**What is required:**
Would it be possible to write out each entry below exactly, without the pictures?

**Supplied material:**
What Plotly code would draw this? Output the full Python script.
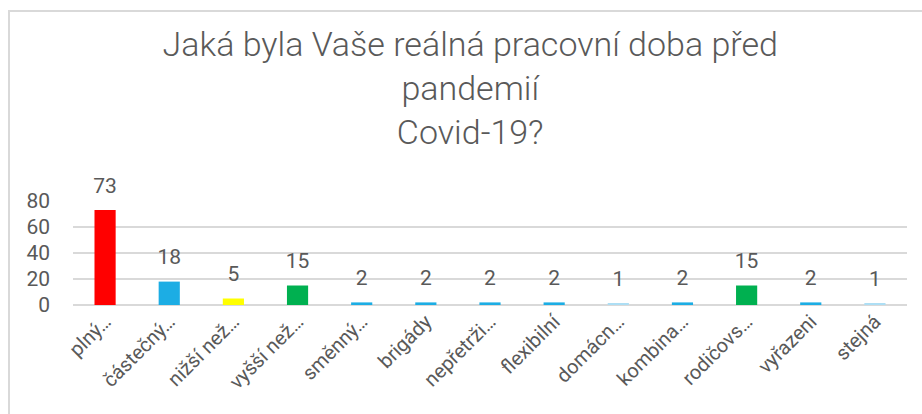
import plotly.graph_objects as go

categories = ["plný…", "částečný…", "nižší než…", "vyšší než…", "směnný…", "brigády",
              "nepřetrži…", "flexibilní", "domácn…", "kombina…", "rodičovs…", "vyřazeni", "stejná"]
values = [73, 18, 5, 15, 2, 2, 2, 2, 1, 2, 15, 2, 1]
bar_colors = ["#FF0000", "#1CADE4", "#FFFF00", "#00B050", "#1CADE4", "#1CADE4",
              "#1CADE4", "#1CADE4", "#ADDEF4", "#1CADE4", "#00B050", "#1CADE4", "#ADDEF4"]
y_ticks = [0, 20, 40, 60, 80]

FONT = "Roboto"
GREY = "#595959"

# plot area in pixels
L, R, T, B = 73, 907, 201, 305
PW, PH = R - L, B - T

fig = go.Figure()
fig.add_trace(go.Bar(
    x=categories, y=values,
    marker=dict(color=bar_colors, line=dict(width=0)),
    width=0.33,
    hoverinfo="x+y",
))
fig.add_trace(go.Scatter(
    x=categories, y=values,
    mode="markers+text",
    marker=dict(size=18, color="rgba(0,0,0,0)"),
    text=[str(v) for v in values],
    textposition="top center",
    textfont=dict(family=FONT, size=21, color=GREY),
    cliponaxis=False,
    hoverinfo="skip",
))

fig.update_layout(
    width=922, height=414,
    margin=dict(l=L, r=922 - R, t=T, b=414 - B, autoexpand=False),
    paper_bgcolor="white", plot_bgcolor="white",
    showlegend=False,
    title=dict(
        text="Jaká byla Vaše reálná pracovní doba před<br>pandemií<br>Covid-19?",
        x=0.51, xanchor="center", y=1 - 56 / 414, yanchor="middle",
        font=dict(family=FONT, size=34, color=GREY, weight=300),
    ),
    xaxis=dict(
        range=[-0.5, len(categories) - 0.5],
        tickangle=-45, tickfont=dict(family=FONT, size=20, color=GREY),
        showline=False, showgrid=False, ticks="", automargin=False,
    ),
    yaxis=dict(
        range=[0, 80], tickvals=y_ticks, tickfont=dict(family=FONT, size=21, color=GREY),
        showgrid=True, gridcolor="#D9D9D9", gridwidth=1.5,
        zeroline=True, zerolinecolor="#D9D9D9", zerolinewidth=1.5,
        ticks="", ticklabelstandoff=22, automargin=False,
    ),
    shapes=[dict(type="rect", xref="paper", yref="paper",
                 x0=(9 - L) / PW, x1=(940 - L) / PW,
                 y0=(B - 430) / PH, y1=(B - 11) / PH,
                 line=dict(color="#D9D9D9", width=2))],
)

fig.write_html("out.html", config={"displayModeBar": False},
               post_script="document.body.style.margin='0';document.body.style.overflow='hidden';")
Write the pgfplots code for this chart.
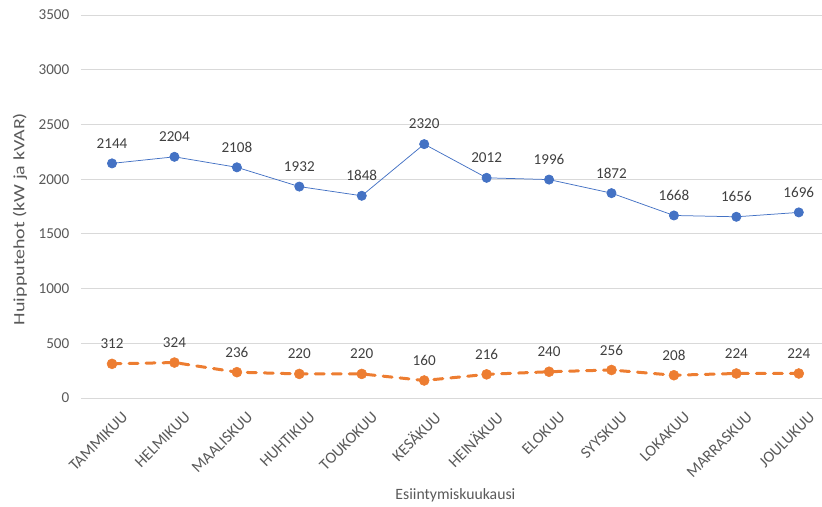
\documentclass[border=0pt]{standalone}
\usepackage{pgfplots}
\pgfplotsset{compat=1.18}
\usepackage{fontspec}
\setmainfont{Carlito}

\definecolor{txt}{HTML}{595959}
\definecolor{lbl}{HTML}{404040}
\definecolor{gridc}{HTML}{D9D9D9}
\definecolor{kw}{HTML}{4472C4}
\definecolor{kvar}{HTML}{ED7D31}

\pgfplotsset{
  /pgf/number format/.cd, 1000 sep={}, assume math mode=true,
}

\begin{document}
\begin{tikzpicture}[x=1bp,y=1bp]
\begin{axis}[
  at={(80.8bp,109bp)}, anchor=south west,
  scale only axis, width=749.2bp, height=383bp,
  xmin=-0.5, xmax=11.5, ymin=0, ymax=3500,
  ytick={0,500,...,3500},
  xtick={0,...,11},
  xticklabels={TAMMIKUU,HELMIKUU,MAALISKUU,HUHTIKUU,TOUKOKUU,KESÄKUU,HEINÄKUU,ELOKUU,SYYSKUU,LOKAKUU,MARRASKUU,JOULUKUU},
  axis line style={draw=none},
  major tick length=0pt,
  ymajorgrids,
  grid style={draw=gridc, line width=0.75pt},
  tick label style={font=\fontsize{15.2}{18}\selectfont, text=txt},
  yticklabel style={xshift=-8bp},
  xticklabel style={font=\fontsize{16}{19}\selectfont, rotate=45, anchor=east, yshift=-21bp, xshift=1bp},
  xlabel={Esiintymiskuukausi},
  ylabel={\scalebox{1.27}[1]{Huipputehot (kW ja kVAR)}},
  label style={font=\fontsize{15.8}{19}\selectfont, text=txt},
  xlabel style={at={(axis description cs:0.5,-0.2533)}, anchor=center},
  ylabel style={at={(axis description cs:-0.0812,0.4674)}, anchor=center},
  nodes near coords,
  every node near coord/.style={font=\fontsize{15.2}{18}\selectfont, text=lbl, anchor=center, yshift=20bp},
  clip=false,
]
% Peak active power (kW)
\addplot[color=kw, line width=0.75pt, mark=*, mark size=4.6bp, mark options={solid, fill=kw, draw=kw}]
  coordinates {(0,2144) (1,2204) (2,2108) (3,1932) (4,1848) (5,2320) (6,2012) (7,1996) (8,1872) (9,1668) (10,1656) (11,1696)};
% Peak reactive power (kVAR)
\addplot[color=kvar, line width=3bp, line cap=round, dash pattern=on 9bp off 8bp, mark=*, mark size=5bp, mark options={solid, fill=kvar, draw=kvar, line width=0.5pt}]
  coordinates {(0,312) (1,324) (2,236) (3,220) (4,220) (5,160) (6,216) (7,240) (8,256) (9,208) (10,224) (11,224)};
\end{axis}
\pgfresetboundingbox
\useasboundingbox (0,0) rectangle (822bp,507bp);
\end{tikzpicture}
\end{document}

**Finished answer:**
What Plotly code would draw this? Output the full Python script.
import plotly.graph_objects as go

categories = ["plný…", "částečný…", "nižší než…", "vyšší než…", "směnný…", "brigády",
              "nepřetrži…", "flexibilní", "domácn…", "kombina…", "rodičovs…", "vyřazeni", "stejná"]
values = [73, 18, 5, 15, 2, 2, 2, 2, 1, 2, 15, 2, 1]
bar_colors = ["#FF0000", "#1CADE4", "#FFFF00", "#00B050", "#1CADE4", "#1CADE4",
              "#1CADE4", "#1CADE4", "#ADDEF4", "#1CADE4", "#00B050", "#1CADE4", "#ADDEF4"]
y_ticks = [0, 20, 40, 60, 80]

FONT = "Roboto"
GREY = "#595959"

# plot area in pixels
L, R, T, B = 73, 907, 201, 305
PW, PH = R - L, B - T

fig = go.Figure()
fig.add_trace(go.Bar(
    x=categories, y=values,
    marker=dict(color=bar_colors, line=dict(width=0)),
    width=0.33,
    hoverinfo="x+y",
))
fig.add_trace(go.Scatter(
    x=categories, y=values,
    mode="markers+text",
    marker=dict(size=18, color="rgba(0,0,0,0)"),
    text=[str(v) for v in values],
    textposition="top center",
    textfont=dict(family=FONT, size=21, color=GREY),
    cliponaxis=False,
    hoverinfo="skip",
))

fig.update_layout(
    width=922, height=414,
    margin=dict(l=L, r=922 - R, t=T, b=414 - B, autoexpand=False),
    paper_bgcolor="white", plot_bgcolor="white",
    showlegend=False,
    title=dict(
        text="Jaká byla Vaše reálná pracovní doba před<br>pandemií<br>Covid-19?",
        x=0.51, xanchor="center", y=1 - 56 / 414, yanchor="middle",
        font=dict(family=FONT, size=34, color=GREY, weight=300),
    ),
    xaxis=dict(
        range=[-0.5, len(categories) - 0.5],
        tickangle=-45, tickfont=dict(family=FONT, size=20, color=GREY),
        showline=False, showgrid=False, ticks="", automargin=False,
    ),
    yaxis=dict(
        range=[0, 80], tickvals=y_ticks, tickfont=dict(family=FONT, size=21, color=GREY),
        showgrid=True, gridcolor="#D9D9D9", gridwidth=1.5,
        zeroline=True, zerolinecolor="#D9D9D9", zerolinewidth=1.5,
        ticks="", ticklabelstandoff=22, automargin=False,
    ),
    shapes=[dict(type="rect", xref="paper", yref="paper",
                 x0=(9 - L) / PW, x1=(940 - L) / PW,
                 y0=(B - 430) / PH, y1=(B - 11) / PH,
                 line=dict(color="#D9D9D9", width=2))],
)

fig.write_html("out.html", config={"displayModeBar": False},
               post_script="document.body.style.margin='0';document.body.style.overflow='hidden';")
Write the pgfplots code for this chart.
\documentclass[border=0pt]{standalone}
\usepackage{pgfplots}
\pgfplotsset{compat=1.18}
\usepackage{fontspec}
\setmainfont{Carlito}

\definecolor{txt}{HTML}{595959}
\definecolor{lbl}{HTML}{404040}
\definecolor{gridc}{HTML}{D9D9D9}
\definecolor{kw}{HTML}{4472C4}
\definecolor{kvar}{HTML}{ED7D31}

\pgfplotsset{
  /pgf/number format/.cd, 1000 sep={}, assume math mode=true,
}

\begin{document}
\begin{tikzpicture}[x=1bp,y=1bp]
\begin{axis}[
  at={(80.8bp,109bp)}, anchor=south west,
  scale only axis, width=749.2bp, height=383bp,
  xmin=-0.5, xmax=11.5, ymin=0, ymax=3500,
  ytick={0,500,...,3500},
  xtick={0,...,11},
  xticklabels={TAMMIKUU,HELMIKUU,MAALISKUU,HUHTIKUU,TOUKOKUU,KESÄKUU,HEINÄKUU,ELOKUU,SYYSKUU,LOKAKUU,MARRASKUU,JOULUKUU},
  axis line style={draw=none},
  major tick length=0pt,
  ymajorgrids,
  grid style={draw=gridc, line width=0.75pt},
  tick label style={font=\fontsize{15.2}{18}\selectfont, text=txt},
  yticklabel style={xshift=-8bp},
  xticklabel style={font=\fontsize{16}{19}\selectfont, rotate=45, anchor=east, yshift=-21bp, xshift=1bp},
  xlabel={Esiintymiskuukausi},
  ylabel={\scalebox{1.27}[1]{Huipputehot (kW ja kVAR)}},
  label style={font=\fontsize{15.8}{19}\selectfont, text=txt},
  xlabel style={at={(axis description cs:0.5,-0.2533)}, anchor=center},
  ylabel style={at={(axis description cs:-0.0812,0.4674)}, anchor=center},
  nodes near coords,
  every node near coord/.style={font=\fontsize{15.2}{18}\selectfont, text=lbl, anchor=center, yshift=20bp},
  clip=false,
]
% Peak active power (kW)
\addplot[color=kw, line width=0.75pt, mark=*, mark size=4.6bp, mark options={solid, fill=kw, draw=kw}]
  coordinates {(0,2144) (1,2204) (2,2108) (3,1932) (4,1848) (5,2320) (6,2012) (7,1996) (8,1872) (9,1668) (10,1656) (11,1696)};
% Peak reactive power (kVAR)
\addplot[color=kvar, line width=3bp, line cap=round, dash pattern=on 9bp off 8bp, mark=*, mark size=5bp, mark options={solid, fill=kvar, draw=kvar, line width=0.5pt}]
  coordinates {(0,312) (1,324) (2,236) (3,220) (4,220) (5,160) (6,216) (7,240) (8,256) (9,208) (10,224) (11,224)};
\end{axis}
\pgfresetboundingbox
\useasboundingbox (0,0) rectangle (822bp,507bp);
\end{tikzpicture}
\end{document}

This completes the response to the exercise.